Fast particle trajectories and integrability in quasiaxisymmetric and quasihelical stellarators

TL;DR

This paper investigates the conditions under which energetic particle trajectories in quasiaxisymmetric and quasihelical stellarators remain integrable, focusing on island formation and overlap that cause particle losses.

Contribution

It introduces a method to quantify phase-space island formation and overlap in stellarators, analyzing their impact on particle trajectory integrability.

Findings

Low-shear profiles in QH lead to wide islands.

Higher shear in QA increases resonance crossings.

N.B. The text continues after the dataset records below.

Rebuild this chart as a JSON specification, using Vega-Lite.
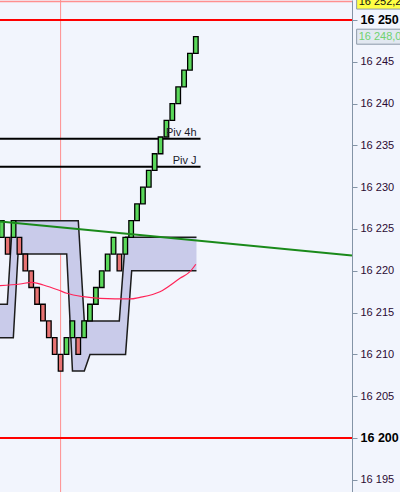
{
  "$schema": "https://vega.github.io/schema/vega-lite/v6.json",
  "width": 352,
  "height": 492,
  "autosize": {"type": "none"},
  "padding": {"left": 0, "top": 0, "right": 48, "bottom": 0},
  "background": "#f2f5fd",
  "config": {"view": {"stroke": null}, "font": "Liberation Sans", "scale": {"continuousPadding": 0}},
  "datasets": {
    "bricks": [
      {"i": 0, "lo": 16224, "hi": 16226, "dir": "up"},
      {"i": 1, "lo": 16222, "hi": 16224, "dir": "down"},
      {"i": 2, "lo": 16224, "hi": 16226, "dir": "up"},
      {"i": 3, "lo": 16222, "hi": 16224, "dir": "down"},
      {"i": 4, "lo": 16220, "hi": 16222, "dir": "down"},
      {"i": 5, "lo": 16218, "hi": 16220, "dir": "down"},
      {"i": 6, "lo": 16216, "hi": 16218, "dir": "down"},
      {"i": 7, "lo": 16214, "hi": 16216, "dir": "down"},
      {"i": 8, "lo": 16212, "hi": 16214, "dir": "down"},
      {"i": 9, "lo": 16210, "hi": 16212, "dir": "down"},
      {"i": 10, "lo": 16208, "hi": 16210, "dir": "down"},
      {"i": 11, "lo": 16210, "hi": 16212, "dir": "up"},
      {"i": 12, "lo": 16212, "hi": 16214, "dir": "up"},
      {"i": 13, "lo": 16210, "hi": 16212, "dir": "down"},
      {"i": 14, "lo": 16212, "hi": 16214, "dir": "up"},
      {"i": 15, "lo": 16214, "hi": 16216, "dir": "up"},
      {"i": 16, "lo": 16216, "hi": 16218, "dir": "up"},
      {"i": 17, "lo": 16218, "hi": 16220, "dir": "up"},
      {"i": 18, "lo": 16220, "hi": 16222, "dir": "up"},
      {"i": 19, "lo": 16222, "hi": 16224, "dir": "up"},
      {"i": 20, "lo": 16220, "hi": 16222, "dir": "down"},
      {"i": 21, "lo": 16222, "hi": 16224, "dir": "up"},
      {"i": 22, "lo": 16224, "hi": 16226, "dir": "up"},
      {"i": 23, "lo": 16226, "hi": 16228, "dir": "up"},
      {"i": 24, "lo": 16228, "hi": 16230, "dir": "up"},
      {"i": 25, "lo": 16230, "hi": 16232, "dir": "up"},
      {"i": 26, "lo": 16232, "hi": 16234, "dir": "up"},
      {"i": 27, "lo": 16234, "hi": 16236, "dir": "up"},
      {"i": 28, "lo": 16236, "hi": 16238, "dir": "up"},
      {"i": 29, "lo": 16238, "hi": 16240, "dir": "up"},
      {"i": 30, "lo": 16240, "hi": 16242, "dir": "up"},
      {"i": 31, "lo": 16242, "hi": 16244, "dir": "up"},
      {"i": 32, "lo": 16244, "hi": 16246, "dir": "up"},
      {"i": 33, "lo": 16246, "hi": 16248, "dir": "up"}
    ],
    "cloud": [
      {"i": -0.5, "top": 16216, "bot": 16212},
      {"i": 0.94, "top": 16216, "bot": 16212},
      {"i": 1.82, "top": 16226, "bot": 16212},
      {"i": 1.96, "top": 16226, "bot": 16212},
      {"i": 2.76, "top": 16226, "bot": 16222},
      {"i": 11.04, "top": 16226, "bot": 16222},
      {"i": 12.02, "top": 16226, "bot": 16208},
      {"i": 13.01, "top": 16226, "bot": 16208},
      {"i": 14.03, "top": 16214, "bot": 16208},
      {"i": 15.0, "top": 16214, "bot": 16210},
      {"i": 19.98, "top": 16214, "bot": 16210},
      {"i": 21.05, "top": 16224, "bot": 16210},
      {"i": 22.09, "top": 16224, "bot": 16220},
      {"i": 33.11, "top": 16224, "bot": 16220}
    ],
    "ma": [
      {"i": -0.31, "price": 16218.22},
      {"i": 3.1, "price": 16218.42},
      {"i": 5.09, "price": 16218.62},
      {"i": 7.06, "price": 16218.3},
      {"i": 9.61, "price": 16217.7},
      {"i": 11.04, "price": 16217.31},
      {"i": 13.86, "price": 16216.9},
      {"i": 16.7, "price": 16216.71},
      {"i": 21.8, "price": 16216.63},
      {"i": 23.5, "price": 16216.83},
      {"i": 26.9, "price": 16217.5},
      {"i": 30.3, "price": 16219.1},
      {"i": 32.0, "price": 16219.89},
      {"i": 33.0, "price": 16220.78}
    ],
    "trend": [
      {"i": -0.31, "price": 16225.9},
      {"i": 59.56, "price": 16221.84}
    ],
    "pivots": [
      {"x0": -1, "x1": 33.8, "price": 16235.8, "label": "Piv 4h"},
      {"x0": -1, "x1": 33.8, "price": 16232.45, "label": "Piv J"}
    ],
    "levels": [
      {"price": 16250, "kind": "major"},
      {"price": 16200, "kind": "major"},
      {"price": 16252.2, "kind": "last"}
    ],
    "marker": [{"i": 10}],
    "tags": [
      {"price": 16252.2, "text": "16 252,2", "kind": "last"},
      {"price": 16248.0, "text": "16 248,0", "kind": "close"}
    ]
  },
  "layer": [
    {
      "data": {"name": "levels"},
      "transform": [{"filter": "datum.kind == 'last'"}],
      "mark": {"type": "rule", "color": "#ff8f8f", "strokeWidth": 1.5},
      "encoding": {
        "y": {"field": "price", "type": "quantitative", "title": null,
          "scale": {"domain": [16193.54, 16252.39], "nice": false, "zero": false, "padding": 0},
          "axis": {
            "orient": "right", "title": null, "grid": false,
            "values": [16195, 16200, 16205, 16210, 16215, 16220, 16225, 16230, 16235, 16240, 16245, 16250],
            "labelExpr": "replace(format(datum.value, ','), ',', ' ')",
            "domainColor": "#8494a6", "domainWidth": 1,
            "tickColor": "#8494a6", "tickSize": 5,
            "labelPadding": 3, "labelFont": "Liberation Sans",
            "labelFontSize": {"condition": {"test": "datum.value == 16250 || datum.value == 16200", "value": 12.5}, "value": 11},
            "labelFontWeight": {"condition": {"test": "datum.value == 16250 || datum.value == 16200", "value": "bold"}, "value": "normal"},
            "labelColor": {"condition": {"test": "datum.value == 16250 || datum.value == 16200", "value": "#000000"}, "value": "#2a0a33"}
          }
        }
      }
    },
    {
      "data": {"name": "marker"},
      "mark": {"type": "rule", "color": "#ff8f8f", "strokeWidth": 1},
      "encoding": {
        "x": {"field": "i", "type": "quantitative", "scale": {"domain": [-0.306, 59.56], "nice": false, "zero": false, "padding": 0}, "axis": null}
      }
    },
    {
      "data": {"name": "cloud"},
      "mark": {"type": "area", "color": "#c9cbea", "opacity": 1, "clip": true},
      "encoding": {
        "x": {"field": "i", "type": "quantitative", "scale": {"domain": [-0.306, 59.56], "nice": false, "zero": false, "padding": 0}, "axis": null},
        "y": {"field": "top", "type": "quantitative", "title": null, "scale": {"domain": [16193.54, 16252.39], "nice": false, "zero": false, "padding": 0}},
        "y2": {"field": "bot"}
      }
    },
    {
      "data": {"name": "cloud"},
      "mark": {"type": "line", "color": "#1c1c1c", "strokeWidth": 1.5, "clip": true},
      "encoding": {
        "x": {"field": "i", "type": "quantitative", "scale": {"domain": [-0.306, 59.56], "nice": false, "zero": false, "padding": 0}, "axis": null},
        "y": {"field": "top", "type": "quantitative", "title": null, "scale": {"domain": [16193.54, 16252.39], "nice": false, "zero": false, "padding": 0}}
      }
    },
    {
      "data": {"name": "cloud"},
      "mark": {"type": "line", "color": "#1c1c1c", "strokeWidth": 1.5, "clip": true},
      "encoding": {
        "x": {"field": "i", "type": "quantitative", "scale": {"domain": [-0.306, 59.56], "nice": false, "zero": false, "padding": 0}, "axis": null},
        "y": {"field": "bot", "type": "quantitative", "title": null, "scale": {"domain": [16193.54, 16252.39], "nice": false, "zero": false, "padding": 0}}
      }
    },
    {
      "data": {"name": "pivots"},
      "mark": {"type": "rule", "color": "#000000", "strokeWidth": 2, "clip": true},
      "encoding": {
        "x": {"field": "x0", "type": "quantitative", "scale": {"domain": [-0.306, 59.56], "nice": false, "zero": false, "padding": 0}, "axis": null},
        "x2": {"field": "x1"},
        "y": {"field": "price", "type": "quantitative", "title": null, "scale": {"domain": [16193.54, 16252.39], "nice": false, "zero": false, "padding": 0}}
      }
    },
    {
      "data": {"name": "bricks"},
      "transform": [{"filter": "datum.dir == 'up'"}],
      "mark": {"type": "bar", "width": 4.6, "fill": "#5ad85a", "stroke": "#000000", "strokeWidth": 1.3, "clip": true},
      "encoding": {
        "x": {"field": "i", "type": "quantitative", "scale": {"domain": [-0.306, 59.56], "nice": false, "zero": false, "padding": 0}, "axis": null},
        "y": {"field": "lo", "type": "quantitative", "title": null, "scale": {"domain": [16193.54, 16252.39], "nice": false, "zero": false, "padding": 0}},
        "y2": {"field": "hi"}
      }
    },
    {
      "data": {"name": "bricks"},
      "transform": [{"filter": "datum.dir == 'down'"}],
      "mark": {"type": "bar", "width": 4.6, "fill": "#e87373", "stroke": "#000000", "strokeWidth": 1.3, "clip": true},
      "encoding": {
        "x": {"field": "i", "type": "quantitative", "scale": {"domain": [-0.306, 59.56], "nice": false, "zero": false, "padding": 0}, "axis": null},
        "y": {"field": "lo", "type": "quantitative", "title": null, "scale": {"domain": [16193.54, 16252.39], "nice": false, "zero": false, "padding": 0}},
        "y2": {"field": "hi"}
      }
    },
    {
      "data": {"name": "pivots"},
      "mark": {"type": "text", "align": "right", "baseline": "bottom", "dx": -4, "dy": -1, "fontSize": 11, "color": "#1a1a2a", "font": "Liberation Sans"},
      "encoding": {
        "x": {"field": "x1", "type": "quantitative", "scale": {"domain": [-0.306, 59.56], "nice": false, "zero": false, "padding": 0}, "axis": null},
        "y": {"field": "price", "type": "quantitative", "title": null, "scale": {"domain": [16193.54, 16252.39], "nice": false, "zero": false, "padding": 0}},
        "text": {"field": "label"}
      }
    },
    {
      "data": {"name": "ma"},
      "mark": {"type": "line", "color": "#ff2458", "strokeWidth": 1.2, "interpolate": "monotone", "clip": true},
      "encoding": {
        "x": {"field": "i", "type": "quantitative", "scale": {"domain": [-0.306, 59.56], "nice": false, "zero": false, "padding": 0}, "axis": null},
        "y": {"field": "price", "type": "quantitative", "title": null, "scale": {"domain": [16193.54, 16252.39], "nice": false, "zero": false, "padding": 0}}
      }
    },
    {
      "data": {"name": "trend"},
      "mark": {"type": "line", "color": "#1a8a1a", "strokeWidth": 2, "clip": true},
      "encoding": {
        "x": {"field": "i", "type": "quantitative", "scale": {"domain": [-0.306, 59.56], "nice": false, "zero": false, "padding": 0}, "axis": null},
        "y": {"field": "price", "type": "quantitative", "title": null, "scale": {"domain": [16193.54, 16252.39], "nice": false, "zero": false, "padding": 0}}
      }
    },
    {
      "data": {"name": "levels"},
      "transform": [{"filter": "datum.kind == 'major'"}],
      "mark": {"type": "rule", "color": "#ff0000", "strokeWidth": 2},
      "encoding": {
        "y": {"field": "price", "type": "quantitative", "title": null, "scale": {"domain": [16193.54, 16252.39], "nice": false, "zero": false, "padding": 0}}
      }
    },
    {
      "data": {"name": "tags"},
      "transform": [{"filter": "datum.kind == 'last'"}],
      "mark": {"type": "bar", "size": 15, "fill": "#ffff44", "stroke": "#8c99a8", "strokeWidth": 1},
      "encoding": {
        "x": {"datum": 60.35, "type": "quantitative", "scale": {"domain": [-0.306, 59.56], "nice": false, "zero": false, "padding": 0}, "axis": null},
        "x2": {"datum": 70},
        "y": {"field": "price", "type": "quantitative", "title": null, "scale": {"domain": [16193.54, 16252.39], "nice": false, "zero": false, "padding": 0}}
      }
    },
    {
      "data": {"name": "tags"},
      "transform": [{"filter": "datum.kind == 'close'"}],
      "mark": {"type": "bar", "size": 15, "fill": "#e2e8f1", "stroke": "#8c99a8", "strokeWidth": 1},
      "encoding": {
        "x": {"datum": 60.35, "type": "quantitative", "scale": {"domain": [-0.306, 59.56], "nice": false, "zero": false, "padding": 0}, "axis": null},
        "x2": {"datum": 70},
        "y": {"field": "price", "type": "quantitative", "title": null, "scale": {"domain": [16193.54, 16252.39], "nice": false, "zero": false, "padding": 0}}
      }
    },
    {
      "data": {"name": "tags"},
      "transform": [{"filter": "datum.kind == 'last'"}],
      "mark": {"type": "text", "align": "left", "baseline": "middle", "dx": 2, "fontSize": 11, "font": "Liberation Sans", "color": "#111111"},
      "encoding": {
        "x": {"datum": 60.35, "type": "quantitative", "scale": {"domain": [-0.306, 59.56], "nice": false, "zero": false, "padding": 0}, "axis": null},
        "y": {"field": "price", "type": "quantitative", "title": null, "scale": {"domain": [16193.54, 16252.39], "nice": false, "zero": false, "padding": 0}},
        "text": {"field": "text"}
      }
    },
    {
      "data": {"name": "tags"},
      "transform": [{"filter": "datum.kind == 'close'"}],
      "mark": {"type": "text", "align": "left", "baseline": "middle", "dx": 2, "fontSize": 11, "font": "Liberation Sans", "color": "#6fd26f"},
      "encoding": {
        "x": {"datum": 60.35, "type": "quantitative", "scale": {"domain": [-0.306, 59.56], "nice": false, "zero": false, "padding": 0}, "axis": null},
        "y": {"field": "price", "type": "quantitative", "title": null, "scale": {"domain": [16193.54, 16252.39], "nice": false, "zero": false, "padding": 0}},
        "text": {"field": "text"}
      }
    }
  ]
}
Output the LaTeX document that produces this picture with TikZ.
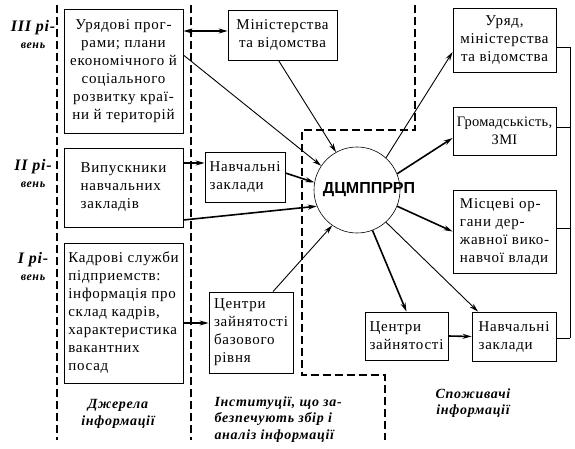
\documentclass[tikz,border=0pt]{standalone}
\usepackage{fontspec}
\setmainfont[LetterSpace=5]{Liberation Serif}
\newfontfamily\hubfont{Liberation Sans}
\usepackage{tikz}
\usetikzlibrary{arrows.meta}

\tikzset{
  box/.style={draw, line width=0.8pt, inner sep=2pt, font=\fontsize{15}{18}\selectfont},
  hub/.style={draw, circle, line width=0.6pt, minimum size=86pt, inner sep=0pt},
  arr/.style={line width=0.9pt, -{Stealth[length=9pt,width=5pt]}},
  arrb/.style={line width=1.6pt, -{Stealth[length=9pt,width=5pt]}},
  arrboth/.style={line width=1.6pt, {Stealth[length=9pt,width=5pt]}-{Stealth[length=9pt,width=5pt]}},
  zone/.style={line width=2pt, dash pattern=on 8pt off 4pt},
  level/.style={font=\fontsize{16}{17}\bfseries\itshape\selectfont, align=center},
  group/.style={font=\fontsize{14}{16.5}\bfseries\itshape\selectfont},
}

\begin{document}
\begin{tikzpicture}[x=1pt, y=-1pt]
\useasboundingbox (0,0) rectangle (575,449);

% zones
\draw[zone] (57,5) -- (57,440);
\draw[zone] (191,5) -- (191,440);
\draw[zone] (415,5) -- (415,130) -- (302,130) -- (302,375) -- (385,375) -- (385,440);

% levels
\node[level] (lev3) at (33,35) {III рі-\\{\fontsize{12}{14}\selectfont вень}};
\node[level] (lev2) at (33,174) {II рі-\\{\fontsize{12}{14}\selectfont вень}};
\node[level] (lev1) at (33,267) {I рі-\\{\fontsize{12}{14}\selectfont вень}};

% sources
\node[box, minimum width=119pt, minimum height=124pt, align=center] (src1) at (123.5,71)
  {Урядові прог-\\рами; плани\\економічного й\\соціального\\розвитку краї-\\ни й територій};
\node[box, minimum width=119pt, minimum height=79pt, align=left] (src2) at (123.5,187.5)
  {Випускники\\навчальних\\закладів};
\node[box, minimum width=119pt, minimum height=140pt, align=left] (src3) at (123.5,313)
  {Кадрові служби\\підприемств:\\інформація про\\склад кадрів,\\характеристика\\вакантних\\посад};

% institutions
\node[box, minimum width=109pt, minimum height=50pt, align=center] (min) at (282.5,35)
  {Міністерства\\та відомства};
\node[box, minimum width=80pt, minimum height=50pt, align=left] (nav1) at (245,177)
  {Навчальні\\заклади};
\node[box, minimum width=84pt, minimum height=81pt, align=left] (cz1) at (251,332.5)
  {Центри\\зайнятості\\базового\\рівня};

\node[hub] (hub) at (357,190) {};
\node[font=\fontsize{16}{18}\hubfont\bfseries] (hubtxt) at (369,190) {ДЦМППРРП};

% consumers
\node[box, minimum width=103pt, minimum height=64pt, align=center] (ur) at (504.5,40)
  {Уряд,\\міністерства\\та відомства};
\node[box, minimum width=103pt, minimum height=48pt, align=center, inner sep=1pt,
  font=\fontsize{14.5}{18}\selectfont\addfontfeatures{LetterSpace=2}] (gr) at (504.5,131)
  {Громадськість,\\ЗМІ};
\node[box, minimum width=103pt, minimum height=83pt, align=left] (mo) at (504.5,231.5)
  {Місцеві ор-\\гани дер-\\жавної вико-\\навчої влади};
\node[box, minimum width=84pt, minimum height=49pt, align=left] (nav2) at (514,336.5)
  {Навчальні\\заклади};
\node[box, minimum width=83pt, minimum height=48pt, align=left] (cz2) at (406.5,336)
  {Центри\\зайнятості};

\node[group, align=center] (srclbl) at (118,414) {Джерела\\інформації};
\node[group, align=left, anchor=north west] (instlbl) at (211,393)
  {Інституції, що за-\\безпечують збір і\\аналіз інформації};
\node[group, align=center] (uselbl) at (473,403) {Споживачі\\інформації};

% flows
\coordinate (minin) at ([yshift=4pt]min.west);
\coordinate (n1in) at ([yshift=14pt]nav1.west);
\coordinate (czin) at ([yshift=9.5pt]cz1.west);

\draw[arrboth] (src1.east |- minin) -- (minin);
\draw[arr] ([yshift=16pt]src1.east) -- (hub.146);
\draw[arr] ([xshift=-4pt]min.south) -- (hub.119);
\draw[arrb] (src2.east |- n1in) -- (n1in);
\draw[arrb] ([yshift=-32.5pt]src2.east) -- (hub.202);
\draw[arrb] ([yshift=4pt]nav1.east) -- (hub.170);
\draw[arrb] (src3.east |- czin) -- (czin);
\draw[arr] ([xshift=22pt]cz1.north) -- (hub.235);

\draw[arr] (hub.48) -- ([yshift=-12pt]ur.west);
\draw[arrb] (hub.22) -- ([yshift=-7pt]gr.west);
\draw[arrb] (hub.-22) -- (mo.west);
\draw[arr] (hub.-48) -- ([xshift=-36pt]nav2.north);
\draw[arrb] (hub.-69) -- (cz2.north);
\draw[arrb] (cz2.east) -- (nav2.west);

% feedback bus
\foreach \b/\yb [count=\i] in {ur/47, gr/127, mo/228, nav2/338}
{
    \coordinate (bus\i) at (570,\yb);
    \draw[line width=0.8pt] (\b.east |- bus\i) -- (bus\i);
}
\draw[line width=0.8pt] (bus1) -- (bus4);

\end{tikzpicture}
\end{document}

Island overlap correlates with particle loss mechanisms.

Abstract

Even if the magnetic field in a stellarator is integrable, phase-space integrability for energetic particle guiding center trajectories is not guaranteed. Both trapped and passing particle trajectories can experience convective losses, caused by wide phase-space island formation, and diffusive losses, caused by phase-space island overlap. By locating trajectories that are closed in the angle coordinate but not necessarily closed in the radial coordinate, we can quantify the magnitude of the perturbation that results in island formation. We characterize island width and island overlap in quasihelical (QH) and quasiaxisymmetric (QA) finite-beta equilibria for both trapped and passing energetic particles. For trapped particles in QH, low-shear toroidal precession frequency profiles near zero result in wide island formation. While QA transit frequencies do not cross through the zero resonance, we observe that island overlap is more likely since higher shear results in the crossing of more low-order resonances.